All lines from the beginning of the listing through the line with "return YT - (YT - YB) * py / H" are to be copied word for word; the pictures are not.

========

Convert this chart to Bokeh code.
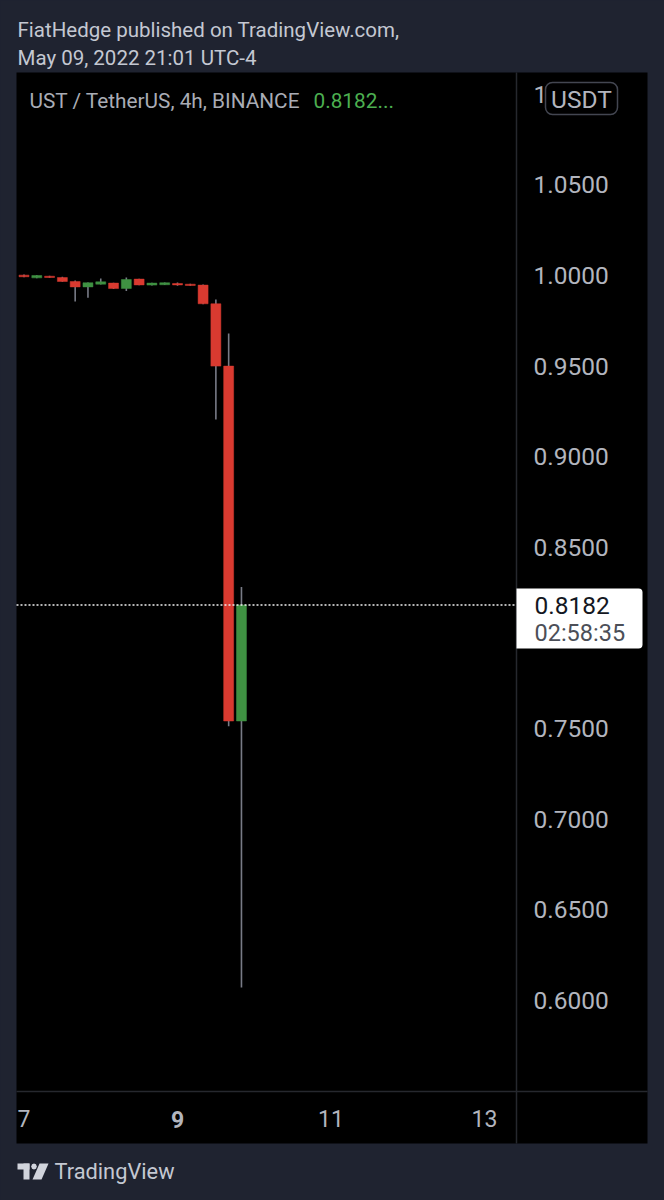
from bokeh.plotting import figure
from bokeh.models import Range1d, LinearAxis, FixedTicker, PrintfTickFormatter, Label, BoxAnnotation, PolyAnnotation
from bokeh.embed import file_html
from bokeh.resources import INLINE

# candle time in days of May 2022 (4h bars)
days = [7 + i / 6 for i in range(18)]
opens = [1.0002, 0.9987, 0.9996, 0.9989, 0.9967, 0.9937, 0.9952, 0.9958, 0.9928,
         0.9980, 0.9947, 0.9949, 0.9956, 0.9952, 0.9947, 0.9844, 0.9500, 0.7542]
closes = [0.9993, 1.0000, 0.9989, 0.9967, 0.9937, 0.9960, 0.9965, 0.9928, 0.9978,
          0.9948, 0.9958, 0.9960, 0.9948, 0.9945, 0.9844, 0.9500, 0.7542, 0.8182]
highs = [1.0005, 1.0002, 0.9998, 0.9993, 0.9972, 0.9962, 0.9983, 0.9960, 0.9989,
         0.9982, 0.9960, 0.9962, 0.9961, 0.9954, 0.9950, 0.9868, 0.9680, 0.8281]
lows = [0.9990, 0.9985, 0.9987, 0.9965, 0.9857, 0.9877, 0.9950, 0.9926, 0.9914,
        0.9946, 0.9945, 0.9947, 0.9943, 0.9943, 0.9842, 0.9205, 0.7513, 0.6072]
price_ticks = [0.60, 0.65, 0.70, 0.75, 0.85, 0.90, 0.95, 1.00, 1.05, 1.10]
day_ticks = [7, 11, 13]
bold_day = 9
last_price = 0.8182

BG = "#1f2330"
TEXT = "#b2b5be"
LINE = "#26282e"
RED = "#d93a30"
GREEN = "#3f9142"
WICK = "#787b86"
FONT = "Roboto"

# the frame fills the whole page; these helpers turn page pixels into data values
XL, XR = 6.6938, 15.3453
YB, YT = 0.48966, 1.15172
W, H = 664, 1200


def X(px):
    return XL + (XR - XL) * px / W


def Y(py):
    return YT - (YT - YB) * py / H


p = figure(width=W, height=H, output_backend="svg", toolbar_location=None,
           x_range=Range1d(XL, XR), y_range=Range1d(YB, YT),
           x_axis_location=None, y_axis_location=None,
           min_border_left=0, min_border_right=0, min_border_top=0, min_border_bottom=0)
p.background_fill_color = BG
p.border_fill_color = BG
p.outline_line_color = None
p.grid.visible = False


def box(x0, y0, x1, y1, fill, level="underlay", **kw):
    p.add_layout(BoxAnnotation(left=x0, right=x1, top=y0, bottom=y1,
                               left_units="canvas", right_units="canvas",
                               top_units="canvas", bottom_units="canvas",
                               fill_color=fill, fill_alpha=1, level=level,
                               line_color=kw.pop("line", None), line_alpha=1, **kw))


def text(x, y, s, size, color=TEXT, align="left", style="normal", font=FONT):
    p.add_layout(Label(x=x, y=y, x_units="canvas", y_units="canvas", text=s,
                       text_font=font, text_font_size=f"{size}px", text_color=color,
                       text_align=align, text_baseline="middle", text_font_style=style,
                       level="overlay"))


# black chart panel
box(16, 72, 647, 1143, "#000000")

# candles
up = [c >= o for o, c in zip(opens, closes)]
colors = [GREEN if u else RED for u in up]
p.segment(days, lows, days, highs, line_color=WICK, line_width=1.6)
p.vbar(x=days, width=0.13, bottom=[min(o, c) for o, c in zip(opens, closes)],
       top=[max(o, c) for o, c in zip(opens, closes)], fill_color=colors, line_color=colors, line_width=0.5)

# last price line
p.segment([X(16)], [last_price], [X(516)], [last_price], line_color="#f0f0f0",
          line_dash="2 2", line_width=1.5)

# axes, pinned at the divider lines
ry = LinearAxis(ticker=FixedTicker(ticks=price_ticks), formatter=PrintfTickFormatter(format="%.4f"),
                fixed_location=X(516), bounds=(Y(1143), Y(72)))
ry.major_tick_line_color = None
ry.minor_tick_line_color = None
ry.axis_line_color = LINE
ry.axis_line_width = 1.5
ry.major_label_text_color = TEXT
ry.major_label_text_font = FONT
ry.major_label_text_font_size = "24.5px"
ry.major_label_standoff = 11
p.add_layout(ry, "right")

bx = LinearAxis(ticker=FixedTicker(ticks=day_ticks + [bold_day]),
                major_label_overrides={bold_day: " "},
                fixed_location=Y(1091), bounds=(X(16), X(647)))
bx.major_tick_line_color = None
bx.minor_tick_line_color = None
bx.axis_line_color = LINE
bx.axis_line_width = 1.5
bx.major_label_text_color = TEXT
bx.major_label_text_font = FONT
bx.major_label_text_font_size = "23px"
bx.major_label_standoff = 8
p.add_layout(bx, "below")
p.add_layout(Label(x=bold_day, y=1119, x_units="data", y_units="canvas", text=str(bold_day),
                   text_font=FONT, text_font_size="23px", text_font_style="bold", text_color=TEXT,
                   text_align="center", text_baseline="middle", level="overlay"))

# currency button
box(545, 82, 617, 114, "#000000", level="annotation", line="#434651", line_width=1.5, border_radius=7)
text(581, 99, "USDT", 24.5, align="center")

# price tag
box(516, 588, 642, 648, "#ffffff", level="annotation",
    border_radius=dict(top_left=0, top_right=4, bottom_right=4, bottom_left=0))
text(534, 605, f"{last_price:.4f}", 24.5, "#131722")
text(534, 632, "02:58:35", 23.5, "#4c4f58")

# header
text(17, 29, "FiatHedge published on TradingView.com,", 20.5, "#c4c8d2")
text(17, 57, "May 09, 2022 21:01 UTC-4", 20.5, "#c4c8d2")
text(29, 100, "UST / TetherUS, 4h, BINANCE", 20.8, "#a9acb5")
text(313, 100, "0.8182...", 20.8, "#4caf50")

# footer logo and name
LOGO = "#d1d4dc"
box(17, 1163, 29, 1169, LOGO, level="annotation")
box(23, 1163, 29, 1179, LOGO, level="annotation")
p.add_layout(PolyAnnotation(xs=[39, 48, 41, 32], ys=[1163, 1163, 1179, 1179], xs_units="canvas", ys_units="canvas",
                            fill_color=LOGO, fill_alpha=1, line_color=None, level="annotation"))
p.add_layout(PolyAnnotation(xs=[33.5, 35.5, 36.3, 35.5, 33.5, 31.5, 30.7, 31.5], ys=[1163, 1163.8, 1166, 1168.2, 1169, 1168.2, 1166, 1163.8],
                            xs_units="canvas", ys_units="canvas",
                            fill_color=LOGO, fill_alpha=1, line_color=None, level="annotation"))
text(54, 1171, "TradingView", 21.8, "#c4c8d2")

html = file_html(p, INLINE)
html = html.replace("</head>", f"<style>html,body{{background:{BG};}}</style></head>", 1)
open("out.html", "w").write(html)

========

» IN RESPONSE
Convert this chart to Bokeh code.
from bokeh.plotting import figure
from bokeh.models import Range1d, LinearAxis, FixedTicker, PrintfTickFormatter, Label, BoxAnnotation, PolyAnnotation
from bokeh.embed import file_html
from bokeh.resources import INLINE

# candle time in days of May 2022 (4h bars)
days = [7 + i / 6 for i in range(18)]
opens = [1.0002, 0.9987, 0.9996, 0.9989, 0.9967, 0.9937, 0.9952, 0.9958, 0.9928,
         0.9980, 0.9947, 0.9949, 0.9956, 0.9952, 0.9947, 0.9844, 0.9500, 0.7542]
closes = [0.9993, 1.0000, 0.9989, 0.9967, 0.9937, 0.9960, 0.9965, 0.9928, 0.9978,
          0.9948, 0.9958, 0.9960, 0.9948, 0.9945, 0.9844, 0.9500, 0.7542, 0.8182]
highs = [1.0005, 1.0002, 0.9998, 0.9993, 0.9972, 0.9962, 0.9983, 0.9960, 0.9989,
         0.9982, 0.9960, 0.9962, 0.9961, 0.9954, 0.9950, 0.9868, 0.9680, 0.8281]
lows = [0.9990, 0.9985, 0.9987, 0.9965, 0.9857, 0.9877, 0.9950, 0.9926, 0.9914,
        0.9946, 0.9945, 0.9947, 0.9943, 0.9943, 0.9842, 0.9205, 0.7513, 0.6072]
price_ticks = [0.60, 0.65, 0.70, 0.75, 0.85, 0.90, 0.95, 1.00, 1.05, 1.10]
day_ticks = [7, 11, 13]
bold_day = 9
last_price = 0.8182

BG = "#1f2330"
TEXT = "#b2b5be"
LINE = "#26282e"
RED = "#d93a30"
GREEN = "#3f9142"
WICK = "#787b86"
FONT = "Roboto"

# the frame fills the whole page; these helpers turn page pixels into data values
XL, XR = 6.6938, 15.3453
YB, YT = 0.48966, 1.15172
W, H = 664, 1200


def X(px):
    return XL + (XR - XL) * px / W


def Y(py):
    return YT - (YT - YB) * py / H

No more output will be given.